▸ Source data
______
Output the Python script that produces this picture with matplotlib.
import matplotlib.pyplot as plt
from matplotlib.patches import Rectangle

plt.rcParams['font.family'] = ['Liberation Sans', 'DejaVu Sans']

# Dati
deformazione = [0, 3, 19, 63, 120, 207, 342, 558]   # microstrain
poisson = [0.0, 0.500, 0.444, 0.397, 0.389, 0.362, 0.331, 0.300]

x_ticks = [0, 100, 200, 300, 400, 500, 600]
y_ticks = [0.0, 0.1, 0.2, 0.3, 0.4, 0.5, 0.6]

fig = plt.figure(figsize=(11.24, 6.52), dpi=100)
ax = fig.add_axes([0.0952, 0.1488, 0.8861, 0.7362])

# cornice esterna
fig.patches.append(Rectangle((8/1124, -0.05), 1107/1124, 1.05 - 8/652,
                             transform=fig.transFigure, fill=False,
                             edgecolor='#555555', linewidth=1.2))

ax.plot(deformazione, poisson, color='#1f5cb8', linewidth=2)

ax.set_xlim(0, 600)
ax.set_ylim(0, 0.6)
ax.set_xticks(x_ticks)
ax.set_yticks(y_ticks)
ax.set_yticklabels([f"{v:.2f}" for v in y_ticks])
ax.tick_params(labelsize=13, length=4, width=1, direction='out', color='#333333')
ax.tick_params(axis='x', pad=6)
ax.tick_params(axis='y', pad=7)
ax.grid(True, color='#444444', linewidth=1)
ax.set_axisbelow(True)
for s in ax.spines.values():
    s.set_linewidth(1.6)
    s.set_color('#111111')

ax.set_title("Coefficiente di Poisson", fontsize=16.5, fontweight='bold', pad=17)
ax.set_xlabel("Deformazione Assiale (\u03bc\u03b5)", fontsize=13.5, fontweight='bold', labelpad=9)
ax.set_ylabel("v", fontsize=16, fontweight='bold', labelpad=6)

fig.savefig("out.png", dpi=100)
______
▸ Work to do
Extract each line of the listing above, copying it word for word.

▸ Problem solution
Output the Python script that produces this picture with matplotlib.
import matplotlib.pyplot as plt
from matplotlib.patches import Rectangle

plt.rcParams['font.family'] = ['Liberation Sans', 'DejaVu Sans']

# Dati
deformazione = [0, 3, 19, 63, 120, 207, 342, 558]   # microstrain
poisson = [0.0, 0.500, 0.444, 0.397, 0.389, 0.362, 0.331, 0.300]

x_ticks = [0, 100, 200, 300, 400, 500, 600]
y_ticks = [0.0, 0.1, 0.2, 0.3, 0.4, 0.5, 0.6]

fig = plt.figure(figsize=(11.24, 6.52), dpi=100)
ax = fig.add_axes([0.0952, 0.1488, 0.8861, 0.7362])

# cornice esterna
fig.patches.append(Rectangle((8/1124, -0.05), 1107/1124, 1.05 - 8/652,
                             transform=fig.transFigure, fill=False,
                             edgecolor='#555555', linewidth=1.2))

ax.plot(deformazione, poisson, color='#1f5cb8', linewidth=2)

ax.set_xlim(0, 600)
ax.set_ylim(0, 0.6)
ax.set_xticks(x_ticks)
ax.set_yticks(y_ticks)
ax.set_yticklabels([f"{v:.2f}" for v in y_ticks])
ax.tick_params(labelsize=13, length=4, width=1, direction='out', color='#333333')
ax.tick_params(axis='x', pad=6)
ax.tick_params(axis='y', pad=7)
ax.grid(True, color='#444444', linewidth=1)
ax.set_axisbelow(True)
for s in ax.spines.values():
    s.set_linewidth(1.6)
    s.set_color('#111111')

ax.set_title("Coefficiente di Poisson", fontsize=16.5, fontweight='bold', pad=17)
ax.set_xlabel("Deformazione Assiale (\u03bc\u03b5)", fontsize=13.5, fontweight='bold', labelpad=9)
ax.set_ylabel("v", fontsize=16, fontweight='bold', labelpad=6)

fig.savefig("out.png", dpi=100)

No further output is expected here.